Output each line exactly as it appears, skipping any embedded picture.
***
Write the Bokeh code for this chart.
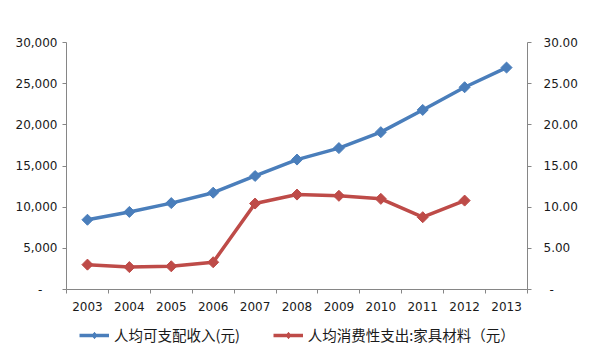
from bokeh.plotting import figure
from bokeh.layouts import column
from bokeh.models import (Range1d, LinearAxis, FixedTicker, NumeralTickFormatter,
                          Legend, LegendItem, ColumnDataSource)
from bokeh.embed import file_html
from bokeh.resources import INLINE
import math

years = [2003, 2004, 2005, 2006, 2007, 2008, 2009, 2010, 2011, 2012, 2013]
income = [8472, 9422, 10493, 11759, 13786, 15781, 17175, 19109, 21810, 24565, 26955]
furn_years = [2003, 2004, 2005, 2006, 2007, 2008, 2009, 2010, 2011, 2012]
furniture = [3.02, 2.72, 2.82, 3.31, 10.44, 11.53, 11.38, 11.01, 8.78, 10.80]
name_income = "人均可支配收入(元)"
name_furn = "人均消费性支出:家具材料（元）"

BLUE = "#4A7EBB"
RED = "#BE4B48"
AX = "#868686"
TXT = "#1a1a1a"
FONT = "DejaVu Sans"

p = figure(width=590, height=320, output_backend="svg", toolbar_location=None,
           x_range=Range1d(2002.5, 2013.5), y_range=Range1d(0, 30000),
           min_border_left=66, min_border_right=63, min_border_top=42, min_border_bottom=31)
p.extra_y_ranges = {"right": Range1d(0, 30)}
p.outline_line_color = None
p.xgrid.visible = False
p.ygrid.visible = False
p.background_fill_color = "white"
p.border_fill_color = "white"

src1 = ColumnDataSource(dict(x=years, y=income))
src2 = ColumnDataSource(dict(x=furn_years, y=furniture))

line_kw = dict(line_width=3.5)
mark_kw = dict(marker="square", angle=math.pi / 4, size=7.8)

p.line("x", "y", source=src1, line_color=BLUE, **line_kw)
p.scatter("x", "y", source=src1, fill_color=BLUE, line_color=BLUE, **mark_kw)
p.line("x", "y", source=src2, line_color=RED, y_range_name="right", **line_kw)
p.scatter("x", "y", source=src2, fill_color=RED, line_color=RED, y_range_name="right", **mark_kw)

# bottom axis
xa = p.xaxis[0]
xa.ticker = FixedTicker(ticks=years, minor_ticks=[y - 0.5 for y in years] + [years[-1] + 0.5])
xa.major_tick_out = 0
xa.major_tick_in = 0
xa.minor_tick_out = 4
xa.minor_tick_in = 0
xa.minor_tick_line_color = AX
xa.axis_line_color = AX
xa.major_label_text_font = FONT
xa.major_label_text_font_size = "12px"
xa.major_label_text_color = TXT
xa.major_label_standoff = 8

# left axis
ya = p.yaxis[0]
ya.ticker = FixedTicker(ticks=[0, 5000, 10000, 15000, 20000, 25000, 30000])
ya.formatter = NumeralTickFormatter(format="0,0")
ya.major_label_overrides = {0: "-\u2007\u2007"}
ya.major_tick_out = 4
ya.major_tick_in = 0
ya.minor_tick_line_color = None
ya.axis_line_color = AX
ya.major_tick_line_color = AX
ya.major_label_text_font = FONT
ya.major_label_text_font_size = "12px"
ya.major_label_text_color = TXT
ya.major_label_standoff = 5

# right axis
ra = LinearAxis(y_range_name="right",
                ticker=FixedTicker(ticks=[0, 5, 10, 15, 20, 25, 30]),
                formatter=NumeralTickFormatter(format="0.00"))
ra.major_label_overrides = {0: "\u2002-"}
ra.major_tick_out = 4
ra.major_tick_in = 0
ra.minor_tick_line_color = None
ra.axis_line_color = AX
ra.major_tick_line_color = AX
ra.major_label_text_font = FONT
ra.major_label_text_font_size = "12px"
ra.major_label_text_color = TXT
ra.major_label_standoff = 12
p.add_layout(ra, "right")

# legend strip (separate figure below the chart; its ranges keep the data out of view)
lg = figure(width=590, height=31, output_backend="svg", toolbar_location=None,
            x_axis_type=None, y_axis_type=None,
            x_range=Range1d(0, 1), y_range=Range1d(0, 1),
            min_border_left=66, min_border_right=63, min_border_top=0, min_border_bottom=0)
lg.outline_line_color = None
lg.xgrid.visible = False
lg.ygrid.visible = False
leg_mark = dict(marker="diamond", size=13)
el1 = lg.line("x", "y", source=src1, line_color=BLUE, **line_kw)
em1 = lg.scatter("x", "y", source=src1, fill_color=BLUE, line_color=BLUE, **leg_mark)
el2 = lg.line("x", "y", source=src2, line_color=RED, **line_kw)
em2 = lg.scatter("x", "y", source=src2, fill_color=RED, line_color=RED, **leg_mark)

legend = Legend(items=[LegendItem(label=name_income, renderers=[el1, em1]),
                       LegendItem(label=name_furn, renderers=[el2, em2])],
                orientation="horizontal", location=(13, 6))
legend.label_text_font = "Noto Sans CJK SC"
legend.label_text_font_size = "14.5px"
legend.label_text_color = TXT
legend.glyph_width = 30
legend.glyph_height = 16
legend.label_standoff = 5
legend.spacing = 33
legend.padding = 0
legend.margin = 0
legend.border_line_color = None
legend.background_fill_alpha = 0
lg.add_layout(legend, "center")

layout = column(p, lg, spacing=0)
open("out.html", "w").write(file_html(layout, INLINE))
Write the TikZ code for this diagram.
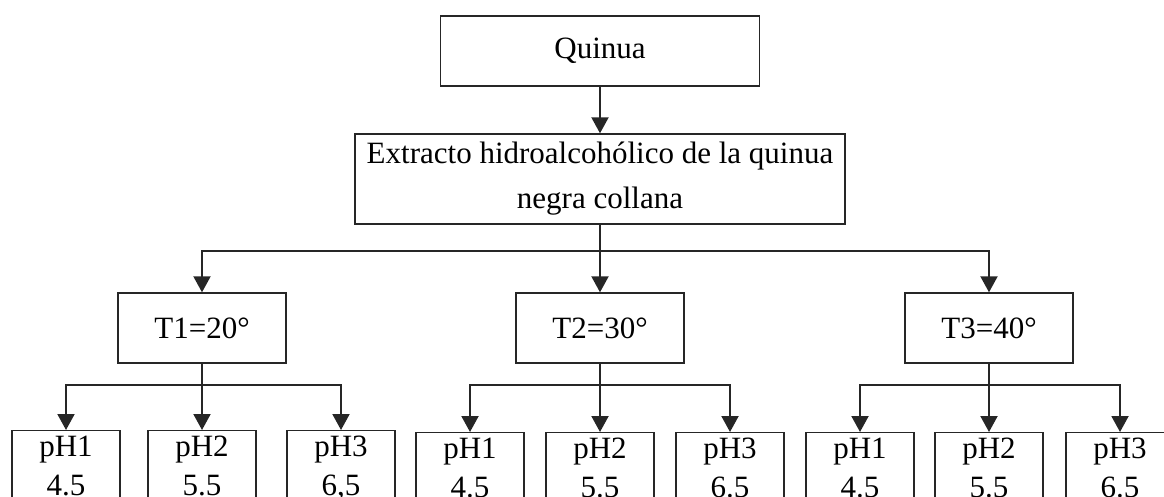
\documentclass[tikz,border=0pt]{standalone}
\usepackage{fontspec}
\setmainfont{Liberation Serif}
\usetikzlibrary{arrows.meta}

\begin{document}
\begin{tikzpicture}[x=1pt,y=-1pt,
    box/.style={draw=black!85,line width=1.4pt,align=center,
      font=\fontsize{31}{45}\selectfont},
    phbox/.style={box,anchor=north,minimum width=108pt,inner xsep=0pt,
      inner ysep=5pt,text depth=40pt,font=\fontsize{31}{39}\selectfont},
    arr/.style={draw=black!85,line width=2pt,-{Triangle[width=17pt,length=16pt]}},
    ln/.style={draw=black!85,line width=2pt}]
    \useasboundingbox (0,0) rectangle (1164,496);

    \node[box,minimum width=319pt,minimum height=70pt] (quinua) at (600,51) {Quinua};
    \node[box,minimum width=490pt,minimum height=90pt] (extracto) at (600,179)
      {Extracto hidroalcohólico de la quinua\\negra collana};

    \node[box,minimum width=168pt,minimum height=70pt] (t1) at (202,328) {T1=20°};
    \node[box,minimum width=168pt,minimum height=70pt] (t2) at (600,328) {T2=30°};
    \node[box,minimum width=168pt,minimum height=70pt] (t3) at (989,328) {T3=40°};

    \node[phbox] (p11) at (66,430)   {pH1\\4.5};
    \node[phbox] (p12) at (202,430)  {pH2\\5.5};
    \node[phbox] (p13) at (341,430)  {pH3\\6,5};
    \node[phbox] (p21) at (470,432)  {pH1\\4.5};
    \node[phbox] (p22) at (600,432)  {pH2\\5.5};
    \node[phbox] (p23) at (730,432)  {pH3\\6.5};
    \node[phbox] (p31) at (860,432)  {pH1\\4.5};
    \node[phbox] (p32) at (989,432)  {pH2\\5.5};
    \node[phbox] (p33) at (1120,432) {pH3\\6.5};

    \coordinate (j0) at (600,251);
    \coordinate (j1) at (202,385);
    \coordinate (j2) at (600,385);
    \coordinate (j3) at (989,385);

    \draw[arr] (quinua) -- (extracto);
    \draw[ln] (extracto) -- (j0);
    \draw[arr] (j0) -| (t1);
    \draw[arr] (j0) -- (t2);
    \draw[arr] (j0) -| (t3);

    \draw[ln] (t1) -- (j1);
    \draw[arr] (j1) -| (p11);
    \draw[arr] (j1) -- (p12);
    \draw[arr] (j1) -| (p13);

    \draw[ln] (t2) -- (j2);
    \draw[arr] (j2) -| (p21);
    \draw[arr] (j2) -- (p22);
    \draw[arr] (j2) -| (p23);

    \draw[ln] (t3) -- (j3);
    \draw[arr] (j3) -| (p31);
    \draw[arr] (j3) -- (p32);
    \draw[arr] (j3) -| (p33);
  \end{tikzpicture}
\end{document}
***
> [Reply]
Write the Bokeh code for this chart.
from bokeh.plotting import figure
from bokeh.layouts import column
from bokeh.models import (Range1d, LinearAxis, FixedTicker, NumeralTickFormatter,
                          Legend, LegendItem, ColumnDataSource)
from bokeh.embed import file_html
from bokeh.resources import INLINE
import math

years = [2003, 2004, 2005, 2006, 2007, 2008, 2009, 2010, 2011, 2012, 2013]
income = [8472, 9422, 10493, 11759, 13786, 15781, 17175, 19109, 21810, 24565, 26955]
furn_years = [2003, 2004, 2005, 2006, 2007, 2008, 2009, 2010, 2011, 2012]
furniture = [3.02, 2.72, 2.82, 3.31, 10.44, 11.53, 11.38, 11.01, 8.78, 10.80]
name_income = "人均可支配收入(元)"
name_furn = "人均消费性支出:家具材料（元）"

BLUE = "#4A7EBB"
RED = "#BE4B48"
AX = "#868686"
TXT = "#1a1a1a"
FONT = "DejaVu Sans"

p = figure(width=590, height=320, output_backend="svg", toolbar_location=None,
           x_range=Range1d(2002.5, 2013.5), y_range=Range1d(0, 30000),
           min_border_left=66, min_border_right=63, min_border_top=42, min_border_bottom=31)
p.extra_y_ranges = {"right": Range1d(0, 30)}
p.outline_line_color = None
p.xgrid.visible = False
p.ygrid.visible = False
p.background_fill_color = "white"
p.border_fill_color = "white"

src1 = ColumnDataSource(dict(x=years, y=income))
src2 = ColumnDataSource(dict(x=furn_years, y=furniture))

line_kw = dict(line_width=3.5)
mark_kw = dict(marker="square", angle=math.pi / 4, size=7.8)

p.line("x", "y", source=src1, line_color=BLUE, **line_kw)
p.scatter("x", "y", source=src1, fill_color=BLUE, line_color=BLUE, **mark_kw)
p.line("x", "y", source=src2, line_color=RED, y_range_name="right", **line_kw)
p.scatter("x", "y", source=src2, fill_color=RED, line_color=RED, y_range_name="right", **mark_kw)

# bottom axis
xa = p.xaxis[0]
xa.ticker = FixedTicker(ticks=years, minor_ticks=[y - 0.5 for y in years] + [years[-1] + 0.5])
xa.major_tick_out = 0
xa.major_tick_in = 0
xa.minor_tick_out = 4
xa.minor_tick_in = 0
xa.minor_tick_line_color = AX
xa.axis_line_color = AX
xa.major_label_text_font = FONT
xa.major_label_text_font_size = "12px"
xa.major_label_text_color = TXT
xa.major_label_standoff = 8

# left axis
ya = p.yaxis[0]
ya.ticker = FixedTicker(ticks=[0, 5000, 10000, 15000, 20000, 25000, 30000])
ya.formatter = NumeralTickFormatter(format="0,0")
ya.major_label_overrides = {0: "-\u2007\u2007"}
ya.major_tick_out = 4
ya.major_tick_in = 0
ya.minor_tick_line_color = None
ya.axis_line_color = AX
ya.major_tick_line_color = AX
ya.major_label_text_font = FONT
ya.major_label_text_font_size = "12px"
ya.major_label_text_color = TXT
ya.major_label_standoff = 5

# right axis
ra = LinearAxis(y_range_name="right",
                ticker=FixedTicker(ticks=[0, 5, 10, 15, 20, 25, 30]),
                formatter=NumeralTickFormatter(format="0.00"))
ra.major_label_overrides = {0: "\u2002-"}
ra.major_tick_out = 4
ra.major_tick_in = 0
ra.minor_tick_line_color = None
ra.axis_line_color = AX
ra.major_tick_line_color = AX
ra.major_label_text_font = FONT
ra.major_label_text_font_size = "12px"
ra.major_label_text_color = TXT
ra.major_label_standoff = 12
p.add_layout(ra, "right")

# legend strip (separate figure below the chart; its ranges keep the data out of view)
lg = figure(width=590, height=31, output_backend="svg", toolbar_location=None,
            x_axis_type=None, y_axis_type=None,
            x_range=Range1d(0, 1), y_range=Range1d(0, 1),
            min_border_left=66, min_border_right=63, min_border_top=0, min_border_bottom=0)
lg.outline_line_color = None
lg.xgrid.visible = False
lg.ygrid.visible = False
leg_mark = dict(marker="diamond", size=13)
el1 = lg.line("x", "y", source=src1, line_color=BLUE, **line_kw)
em1 = lg.scatter("x", "y", source=src1, fill_color=BLUE, line_color=BLUE, **leg_mark)
el2 = lg.line("x", "y", source=src2, line_color=RED, **line_kw)
em2 = lg.scatter("x", "y", source=src2, fill_color=RED, line_color=RED, **leg_mark)

legend = Legend(items=[LegendItem(label=name_income, renderers=[el1, em1]),
                       LegendItem(label=name_furn, renderers=[el2, em2])],
                orientation="horizontal", location=(13, 6))
legend.label_text_font = "Noto Sans CJK SC"
legend.label_text_font_size = "14.5px"
legend.label_text_color = TXT
legend.glyph_width = 30
legend.glyph_height = 16
legend.label_standoff = 5
legend.spacing = 33
legend.padding = 0
legend.margin = 0
legend.border_line_color = None
legend.background_fill_alpha = 0
lg.add_layout(legend, "center")

layout = column(p, lg, spacing=0)
open("out.html", "w").write(file_html(layout, INLINE))
Write the TikZ code for this diagram.
\documentclass[tikz,border=0pt]{standalone}
\usepackage{fontspec}
\setmainfont{Liberation Serif}
\usetikzlibrary{arrows.meta}

\begin{document}
\begin{tikzpicture}[x=1pt,y=-1pt,
    box/.style={draw=black!85,line width=1.4pt,align=center,
      font=\fontsize{31}{45}\selectfont},
    phbox/.style={box,anchor=north,minimum width=108pt,inner xsep=0pt,
      inner ysep=5pt,text depth=40pt,font=\fontsize{31}{39}\selectfont},
    arr/.style={draw=black!85,line width=2pt,-{Triangle[width=17pt,length=16pt]}},
    ln/.style={draw=black!85,line width=2pt}]
    \useasboundingbox (0,0) rectangle (1164,496);

    \node[box,minimum width=319pt,minimum height=70pt] (quinua) at (600,51) {Quinua};
    \node[box,minimum width=490pt,minimum height=90pt] (extracto) at (600,179)
      {Extracto hidroalcohólico de la quinua\\negra collana};

    \node[box,minimum width=168pt,minimum height=70pt] (t1) at (202,328) {T1=20°};
    \node[box,minimum width=168pt,minimum height=70pt] (t2) at (600,328) {T2=30°};
    \node[box,minimum width=168pt,minimum height=70pt] (t3) at (989,328) {T3=40°};

    \node[phbox] (p11) at (66,430)   {pH1\\4.5};
    \node[phbox] (p12) at (202,430)  {pH2\\5.5};
    \node[phbox] (p13) at (341,430)  {pH3\\6,5};
    \node[phbox] (p21) at (470,432)  {pH1\\4.5};
    \node[phbox] (p22) at (600,432)  {pH2\\5.5};
    \node[phbox] (p23) at (730,432)  {pH3\\6.5};
    \node[phbox] (p31) at (860,432)  {pH1\\4.5};
    \node[phbox] (p32) at (989,432)  {pH2\\5.5};
    \node[phbox] (p33) at (1120,432) {pH3\\6.5};

    \coordinate (j0) at (600,251);
    \coordinate (j1) at (202,385);
    \coordinate (j2) at (600,385);
    \coordinate (j3) at (989,385);

    \draw[arr] (quinua) -- (extracto);
    \draw[ln] (extracto) -- (j0);
    \draw[arr] (j0) -| (t1);
    \draw[arr] (j0) -- (t2);
    \draw[arr] (j0) -| (t3);

    \draw[ln] (t1) -- (j1);
    \draw[arr] (j1) -| (p11);
    \draw[arr] (j1) -- (p12);
    \draw[arr] (j1) -| (p13);

    \draw[ln] (t2) -- (j2);
    \draw[arr] (j2) -| (p21);
    \draw[arr] (j2) -- (p22);
    \draw[arr] (j2) -| (p23);

    \draw[ln] (t3) -- (j3);
    \draw[arr] (j3) -| (p31);
    \draw[arr] (j3) -- (p32);
    \draw[arr] (j3) -| (p33);
  \end{tikzpicture}
\end{document}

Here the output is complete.